# START OF Data block
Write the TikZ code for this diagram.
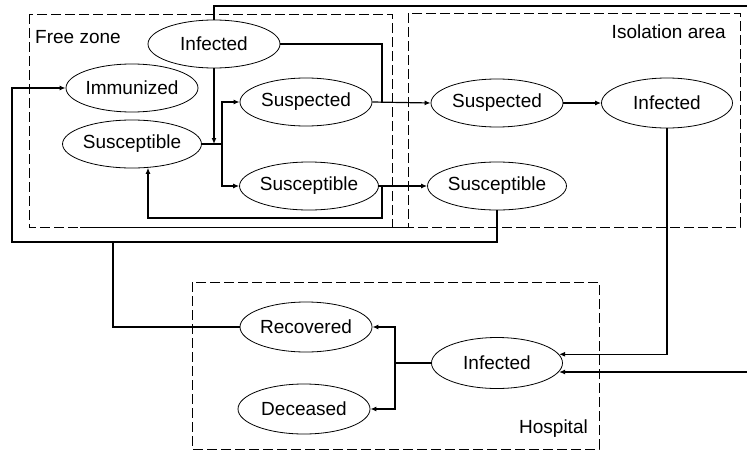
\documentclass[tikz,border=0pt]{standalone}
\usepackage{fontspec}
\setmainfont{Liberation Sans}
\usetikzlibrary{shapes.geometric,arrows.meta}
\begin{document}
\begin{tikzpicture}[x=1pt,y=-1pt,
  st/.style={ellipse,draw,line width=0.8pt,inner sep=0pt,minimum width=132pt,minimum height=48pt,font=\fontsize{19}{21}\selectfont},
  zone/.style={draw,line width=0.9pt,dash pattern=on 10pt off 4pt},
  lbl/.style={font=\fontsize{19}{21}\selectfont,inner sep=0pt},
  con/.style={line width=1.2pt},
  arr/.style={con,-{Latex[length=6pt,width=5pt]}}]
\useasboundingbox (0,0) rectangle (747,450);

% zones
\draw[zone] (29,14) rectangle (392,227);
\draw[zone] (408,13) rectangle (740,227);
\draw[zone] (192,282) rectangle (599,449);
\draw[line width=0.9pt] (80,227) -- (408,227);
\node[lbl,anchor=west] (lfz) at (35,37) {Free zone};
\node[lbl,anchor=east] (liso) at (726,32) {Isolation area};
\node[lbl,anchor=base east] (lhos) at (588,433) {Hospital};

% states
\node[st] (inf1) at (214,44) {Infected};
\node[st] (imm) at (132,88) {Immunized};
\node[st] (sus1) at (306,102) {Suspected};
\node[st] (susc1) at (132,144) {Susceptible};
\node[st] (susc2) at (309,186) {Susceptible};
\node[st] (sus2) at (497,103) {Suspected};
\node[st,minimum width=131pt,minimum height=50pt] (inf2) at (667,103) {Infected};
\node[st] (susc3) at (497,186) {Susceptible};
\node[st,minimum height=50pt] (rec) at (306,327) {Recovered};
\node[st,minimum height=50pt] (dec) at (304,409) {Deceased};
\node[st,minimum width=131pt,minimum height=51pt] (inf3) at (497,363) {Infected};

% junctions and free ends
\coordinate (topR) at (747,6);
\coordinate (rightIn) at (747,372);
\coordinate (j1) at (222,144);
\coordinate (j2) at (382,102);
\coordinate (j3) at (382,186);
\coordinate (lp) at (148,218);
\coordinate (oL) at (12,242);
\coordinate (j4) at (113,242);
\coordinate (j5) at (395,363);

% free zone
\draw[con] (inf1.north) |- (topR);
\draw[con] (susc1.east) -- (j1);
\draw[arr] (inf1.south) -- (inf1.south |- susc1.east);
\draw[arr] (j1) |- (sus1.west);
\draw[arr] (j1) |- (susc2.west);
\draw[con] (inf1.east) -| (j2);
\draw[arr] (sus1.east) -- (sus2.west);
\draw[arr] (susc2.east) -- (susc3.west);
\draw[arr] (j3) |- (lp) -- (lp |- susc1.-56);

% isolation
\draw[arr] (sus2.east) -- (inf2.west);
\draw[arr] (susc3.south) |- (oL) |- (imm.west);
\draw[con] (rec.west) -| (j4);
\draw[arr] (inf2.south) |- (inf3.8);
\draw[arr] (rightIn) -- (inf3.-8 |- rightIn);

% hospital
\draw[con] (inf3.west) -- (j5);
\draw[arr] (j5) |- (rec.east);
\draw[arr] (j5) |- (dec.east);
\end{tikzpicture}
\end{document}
# END OF Data block
Given exercise:
Return each line exactly as written. Any picture gets left out.

Problem solution:
Write the TikZ code for this diagram.
\documentclass[tikz,border=0pt]{standalone}
\usepackage{fontspec}
\setmainfont{Liberation Sans}
\usetikzlibrary{shapes.geometric,arrows.meta}
\begin{document}
\begin{tikzpicture}[x=1pt,y=-1pt,
  st/.style={ellipse,draw,line width=0.8pt,inner sep=0pt,minimum width=132pt,minimum height=48pt,font=\fontsize{19}{21}\selectfont},
  zone/.style={draw,line width=0.9pt,dash pattern=on 10pt off 4pt},
  lbl/.style={font=\fontsize{19}{21}\selectfont,inner sep=0pt},
  con/.style={line width=1.2pt},
  arr/.style={con,-{Latex[length=6pt,width=5pt]}}]
\useasboundingbox (0,0) rectangle (747,450);

% zones
\draw[zone] (29,14) rectangle (392,227);
\draw[zone] (408,13) rectangle (740,227);
\draw[zone] (192,282) rectangle (599,449);
\draw[line width=0.9pt] (80,227) -- (408,227);
\node[lbl,anchor=west] (lfz) at (35,37) {Free zone};
\node[lbl,anchor=east] (liso) at (726,32) {Isolation area};
\node[lbl,anchor=base east] (lhos) at (588,433) {Hospital};

% states
\node[st] (inf1) at (214,44) {Infected};
\node[st] (imm) at (132,88) {Immunized};
\node[st] (sus1) at (306,102) {Suspected};
\node[st] (susc1) at (132,144) {Susceptible};
\node[st] (susc2) at (309,186) {Susceptible};
\node[st] (sus2) at (497,103) {Suspected};
\node[st,minimum width=131pt,minimum height=50pt] (inf2) at (667,103) {Infected};
\node[st] (susc3) at (497,186) {Susceptible};
\node[st,minimum height=50pt] (rec) at (306,327) {Recovered};
\node[st,minimum height=50pt] (dec) at (304,409) {Deceased};
\node[st,minimum width=131pt,minimum height=51pt] (inf3) at (497,363) {Infected};

% junctions and free ends
\coordinate (topR) at (747,6);
\coordinate (rightIn) at (747,372);
\coordinate (j1) at (222,144);
\coordinate (j2) at (382,102);
\coordinate (j3) at (382,186);
\coordinate (lp) at (148,218);
\coordinate (oL) at (12,242);
\coordinate (j4) at (113,242);
\coordinate (j5) at (395,363);

% free zone
\draw[con] (inf1.north) |- (topR);
\draw[con] (susc1.east) -- (j1);
\draw[arr] (inf1.south) -- (inf1.south |- susc1.east);
\draw[arr] (j1) |- (sus1.west);
\draw[arr] (j1) |- (susc2.west);
\draw[con] (inf1.east) -| (j2);
\draw[arr] (sus1.east) -- (sus2.west);
\draw[arr] (susc2.east) -- (susc3.west);
\draw[arr] (j3) |- (lp) -- (lp |- susc1.-56);

% isolation
\draw[arr] (sus2.east) -- (inf2.west);
\draw[arr] (susc3.south) |- (oL) |- (imm.west);
\draw[con] (rec.west) -| (j4);
\draw[arr] (inf2.south) |- (inf3.8);
\draw[arr] (rightIn) -- (inf3.-8 |- rightIn);

% hospital
\draw[con] (inf3.west) -- (j5);
\draw[arr] (j5) |- (rec.east);
\draw[arr] (j5) |- (dec.east);
\end{tikzpicture}
\end{document}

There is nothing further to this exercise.